Your code finally has to map onto the resources present on the device. Make an effort to understand the key arithmetic, storage, and logic elements in the architecture you are targeting. Then, as you code the functionality of the design, anticipate the hardware resources to which the code will map. Understanding this mapping gives you an early insight into any potential problem.

The following examples demonstrate how understanding the hardware resources and mapping can help make certain design decisions:

  • For larger than 8-bit addition, subtraction, and add-sub, a carry chain is generally used and one LUT per 2-bit addition is used (that is, an 8-bit by 8-bit adder uses 8 LUTs and the associated carry chain). For ternary addition or in the case where the result of an adder is added to another value without the use of a register in between, two LUTs per 3-bit addition is used (that is, an 8-bit by 8-bit by 8-bit addition uses 16 LUTs and the associated carry chain).
  • In general, multiplication is targeted to DSP blocks. Signed bit widths of 27x24 or less and unsigned widths of 26x23 or less map into a single DSP Block. Multiplication requiring larger products might map into more than one DSP block. DSP blocks have pipelining resources inside them.

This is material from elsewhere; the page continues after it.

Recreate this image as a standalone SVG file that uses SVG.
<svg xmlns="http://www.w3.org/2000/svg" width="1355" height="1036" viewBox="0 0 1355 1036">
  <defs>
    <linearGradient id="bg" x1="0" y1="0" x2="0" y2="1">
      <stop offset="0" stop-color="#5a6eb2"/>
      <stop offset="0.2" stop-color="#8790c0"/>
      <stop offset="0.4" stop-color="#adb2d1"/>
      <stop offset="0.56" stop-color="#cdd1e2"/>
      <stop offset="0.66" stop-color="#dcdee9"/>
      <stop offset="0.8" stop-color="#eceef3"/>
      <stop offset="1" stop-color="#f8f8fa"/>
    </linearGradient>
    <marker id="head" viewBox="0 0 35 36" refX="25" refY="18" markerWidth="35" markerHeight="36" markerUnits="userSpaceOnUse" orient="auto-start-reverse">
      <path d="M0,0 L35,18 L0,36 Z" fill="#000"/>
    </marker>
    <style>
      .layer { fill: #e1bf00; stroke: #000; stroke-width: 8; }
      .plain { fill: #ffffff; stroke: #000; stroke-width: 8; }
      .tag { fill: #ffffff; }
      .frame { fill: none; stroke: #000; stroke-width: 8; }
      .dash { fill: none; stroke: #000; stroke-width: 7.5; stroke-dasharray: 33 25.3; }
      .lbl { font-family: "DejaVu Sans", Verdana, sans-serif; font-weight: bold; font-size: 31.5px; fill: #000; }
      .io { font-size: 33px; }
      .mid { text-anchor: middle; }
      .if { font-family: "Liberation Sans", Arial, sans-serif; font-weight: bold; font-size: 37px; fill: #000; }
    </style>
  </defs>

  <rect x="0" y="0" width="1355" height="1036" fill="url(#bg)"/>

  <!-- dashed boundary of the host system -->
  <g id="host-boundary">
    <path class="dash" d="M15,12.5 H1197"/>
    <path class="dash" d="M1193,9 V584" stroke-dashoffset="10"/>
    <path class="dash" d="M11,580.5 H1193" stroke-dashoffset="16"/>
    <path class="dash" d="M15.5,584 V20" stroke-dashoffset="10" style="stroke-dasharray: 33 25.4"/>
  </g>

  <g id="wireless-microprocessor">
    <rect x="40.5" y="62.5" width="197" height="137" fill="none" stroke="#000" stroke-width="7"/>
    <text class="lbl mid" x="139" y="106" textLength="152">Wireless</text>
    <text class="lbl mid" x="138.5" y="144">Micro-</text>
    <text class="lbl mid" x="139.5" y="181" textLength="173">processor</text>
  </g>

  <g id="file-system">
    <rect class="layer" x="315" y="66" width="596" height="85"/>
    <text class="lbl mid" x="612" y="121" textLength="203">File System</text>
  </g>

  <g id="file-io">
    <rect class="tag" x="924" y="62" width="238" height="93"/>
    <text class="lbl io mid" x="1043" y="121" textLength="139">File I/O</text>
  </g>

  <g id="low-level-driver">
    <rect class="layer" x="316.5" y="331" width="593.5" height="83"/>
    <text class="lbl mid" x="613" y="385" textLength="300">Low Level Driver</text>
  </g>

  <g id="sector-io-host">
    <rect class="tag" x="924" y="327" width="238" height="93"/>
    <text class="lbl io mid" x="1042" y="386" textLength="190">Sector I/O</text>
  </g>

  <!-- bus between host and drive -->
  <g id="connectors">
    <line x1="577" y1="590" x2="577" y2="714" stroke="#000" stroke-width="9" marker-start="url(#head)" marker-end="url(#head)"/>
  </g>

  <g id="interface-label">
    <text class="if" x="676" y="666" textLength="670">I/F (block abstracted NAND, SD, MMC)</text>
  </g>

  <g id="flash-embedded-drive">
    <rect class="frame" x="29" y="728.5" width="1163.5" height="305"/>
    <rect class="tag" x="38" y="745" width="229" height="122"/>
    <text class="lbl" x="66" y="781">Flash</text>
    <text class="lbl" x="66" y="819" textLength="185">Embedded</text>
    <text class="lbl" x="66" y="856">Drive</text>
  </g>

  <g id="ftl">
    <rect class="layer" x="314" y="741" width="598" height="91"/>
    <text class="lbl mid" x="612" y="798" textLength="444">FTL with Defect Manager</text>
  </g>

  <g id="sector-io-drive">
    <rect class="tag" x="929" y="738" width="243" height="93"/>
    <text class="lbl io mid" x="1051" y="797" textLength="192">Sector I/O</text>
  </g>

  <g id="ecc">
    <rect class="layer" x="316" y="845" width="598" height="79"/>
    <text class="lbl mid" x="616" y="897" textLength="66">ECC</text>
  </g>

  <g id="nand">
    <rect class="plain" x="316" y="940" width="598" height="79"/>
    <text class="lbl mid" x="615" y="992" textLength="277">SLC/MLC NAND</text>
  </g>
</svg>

    Pipelining properly for logic inferred into the DSP block can greatly improve maximum clock frequency and reduce power. When a multiplication is described, three levels of pipelining around it generates best setup, clock-to-out, and power characteristics. Extremely light pipelining (one-level or none) might lead to timing issues and increased power for those blocks, while the pipelining registers within the DSP lie unused.

  • Two SRLs with depths of 16 bits or less can be mapped into a single LUT, and single SRLs up to 32 bits can also be mapped into a single LUT.
  • For conditional code resulting in standard MUX components:
    • A 4-to-1 MUX can be implemented into a single LUT, resulting in one logic level.
    • An 8-to-1 MUX can be implemented into three LUTs resulting in two logic (LUT) levels.
    • A 16-to-1 MUX can be implemented into five LUTs, resulting in effectively two logic (LUT) levels.

For general logic, take into account the number of unique inputs for a given register. From that number, an estimation of LUTs and logic levels can be achieved. In general, 6 inputs or fewer always results in a single logic level. Theoretically, two levels of logic can manage up to 36 inputs. However, for all practical purposes, you should assume that approximately 20 inputs is the maximum that can be managed with two levels of logic. In general, the larger the number of inputs and the more complex the logic equation, the more LUTs and logic levels are required.

Important: Check the availability of hardware resources and how efficiently they are being utilized early in the design cycle to enable easier modifications. This approach yields better results than waiting until late in the design cycle during timing closure.